WHAT IS ASKED: Write out each line of the listing as it stands, without the images.

GIVEN DATA:
- - - -

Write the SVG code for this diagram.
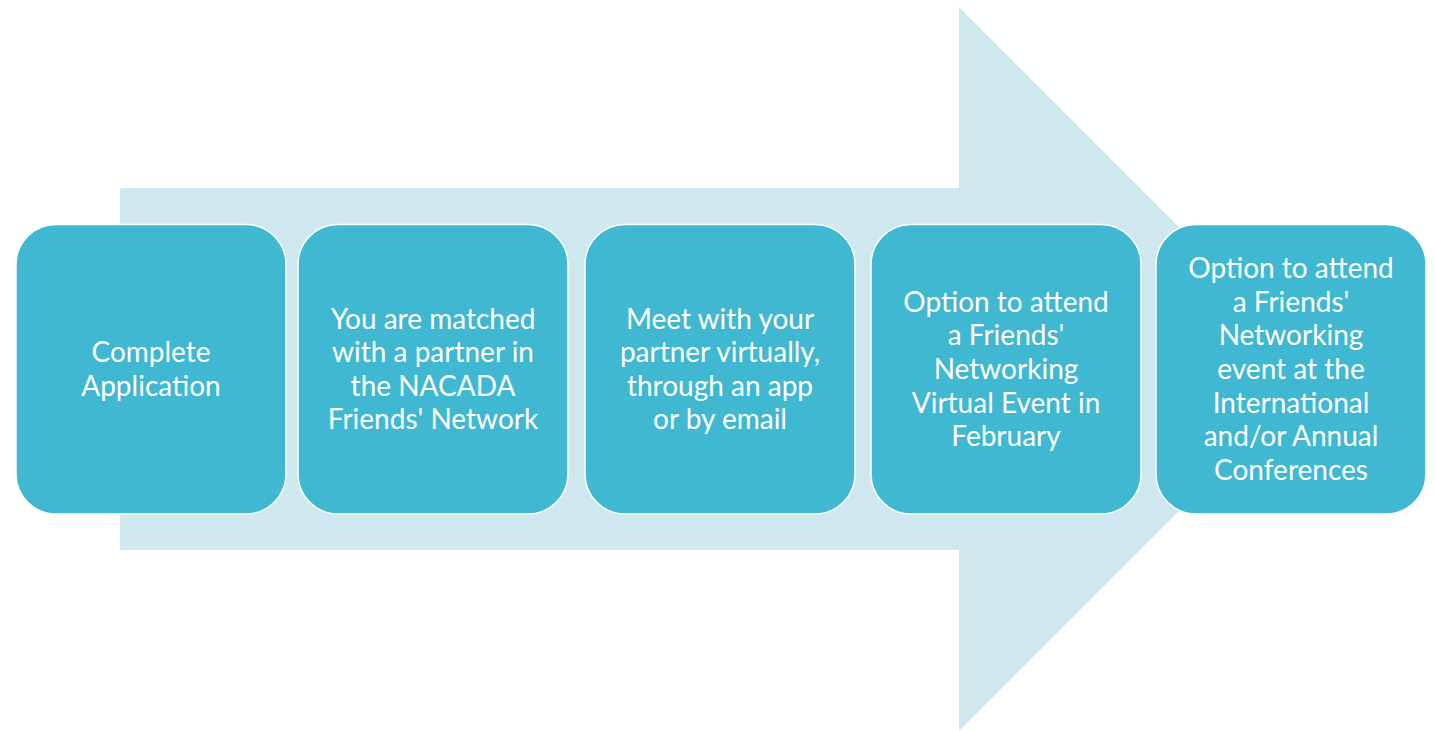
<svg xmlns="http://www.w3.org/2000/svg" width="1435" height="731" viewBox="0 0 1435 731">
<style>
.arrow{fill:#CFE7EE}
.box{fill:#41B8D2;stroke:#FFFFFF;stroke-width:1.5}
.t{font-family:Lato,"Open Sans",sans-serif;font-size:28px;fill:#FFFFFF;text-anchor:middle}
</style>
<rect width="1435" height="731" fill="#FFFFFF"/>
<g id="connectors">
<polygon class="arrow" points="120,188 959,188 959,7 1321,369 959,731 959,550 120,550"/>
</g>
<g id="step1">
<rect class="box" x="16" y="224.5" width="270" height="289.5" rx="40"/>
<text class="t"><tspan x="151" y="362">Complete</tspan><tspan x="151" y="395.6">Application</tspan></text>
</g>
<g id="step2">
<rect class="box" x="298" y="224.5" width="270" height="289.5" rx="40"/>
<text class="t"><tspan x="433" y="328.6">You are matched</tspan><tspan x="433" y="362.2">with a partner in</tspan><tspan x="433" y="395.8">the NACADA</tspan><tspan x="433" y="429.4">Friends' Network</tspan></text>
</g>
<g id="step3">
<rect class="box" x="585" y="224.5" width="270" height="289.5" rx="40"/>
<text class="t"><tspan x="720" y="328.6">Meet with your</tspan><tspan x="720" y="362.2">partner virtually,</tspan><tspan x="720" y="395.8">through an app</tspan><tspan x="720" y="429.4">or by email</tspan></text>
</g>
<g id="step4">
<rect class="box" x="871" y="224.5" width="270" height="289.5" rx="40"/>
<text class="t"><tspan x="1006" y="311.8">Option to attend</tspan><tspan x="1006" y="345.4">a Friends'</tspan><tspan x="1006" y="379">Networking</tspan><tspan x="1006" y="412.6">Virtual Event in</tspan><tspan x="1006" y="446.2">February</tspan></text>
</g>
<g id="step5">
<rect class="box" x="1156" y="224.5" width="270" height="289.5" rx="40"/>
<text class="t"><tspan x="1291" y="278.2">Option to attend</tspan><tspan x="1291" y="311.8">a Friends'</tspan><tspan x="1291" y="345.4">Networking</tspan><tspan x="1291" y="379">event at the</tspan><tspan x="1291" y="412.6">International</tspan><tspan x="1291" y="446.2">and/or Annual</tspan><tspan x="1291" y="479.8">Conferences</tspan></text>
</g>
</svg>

- - - -

OUTPUT FOR THIS EXERCISE:
Write the SVG code for this diagram.
<svg xmlns="http://www.w3.org/2000/svg" width="1435" height="731" viewBox="0 0 1435 731">
<style>
.arrow{fill:#CFE7EE}
.box{fill:#41B8D2;stroke:#FFFFFF;stroke-width:1.5}
.t{font-family:Lato,"Open Sans",sans-serif;font-size:28px;fill:#FFFFFF;text-anchor:middle}
</style>
<rect width="1435" height="731" fill="#FFFFFF"/>
<g id="connectors">
<polygon class="arrow" points="120,188 959,188 959,7 1321,369 959,731 959,550 120,550"/>
</g>
<g id="step1">
<rect class="box" x="16" y="224.5" width="270" height="289.5" rx="40"/>
<text class="t"><tspan x="151" y="362">Complete</tspan><tspan x="151" y="395.6">Application</tspan></text>
</g>
<g id="step2">
<rect class="box" x="298" y="224.5" width="270" height="289.5" rx="40"/>
<text class="t"><tspan x="433" y="328.6">You are matched</tspan><tspan x="433" y="362.2">with a partner in</tspan><tspan x="433" y="395.8">the NACADA</tspan><tspan x="433" y="429.4">Friends' Network</tspan></text>
</g>
<g id="step3">
<rect class="box" x="585" y="224.5" width="270" height="289.5" rx="40"/>
<text class="t"><tspan x="720" y="328.6">Meet with your</tspan><tspan x="720" y="362.2">partner virtually,</tspan><tspan x="720" y="395.8">through an app</tspan><tspan x="720" y="429.4">or by email</tspan></text>
</g>
<g id="step4">
<rect class="box" x="871" y="224.5" width="270" height="289.5" rx="40"/>
<text class="t"><tspan x="1006" y="311.8">Option to attend</tspan><tspan x="1006" y="345.4">a Friends'</tspan><tspan x="1006" y="379">Networking</tspan><tspan x="1006" y="412.6">Virtual Event in</tspan><tspan x="1006" y="446.2">February</tspan></text>
</g>
<g id="step5">
<rect class="box" x="1156" y="224.5" width="270" height="289.5" rx="40"/>
<text class="t"><tspan x="1291" y="278.2">Option to attend</tspan><tspan x="1291" y="311.8">a Friends'</tspan><tspan x="1291" y="345.4">Networking</tspan><tspan x="1291" y="379">event at the</tspan><tspan x="1291" y="412.6">International</tspan><tspan x="1291" y="446.2">and/or Annual</tspan><tspan x="1291" y="479.8">Conferences</tspan></text>
</g>
</svg>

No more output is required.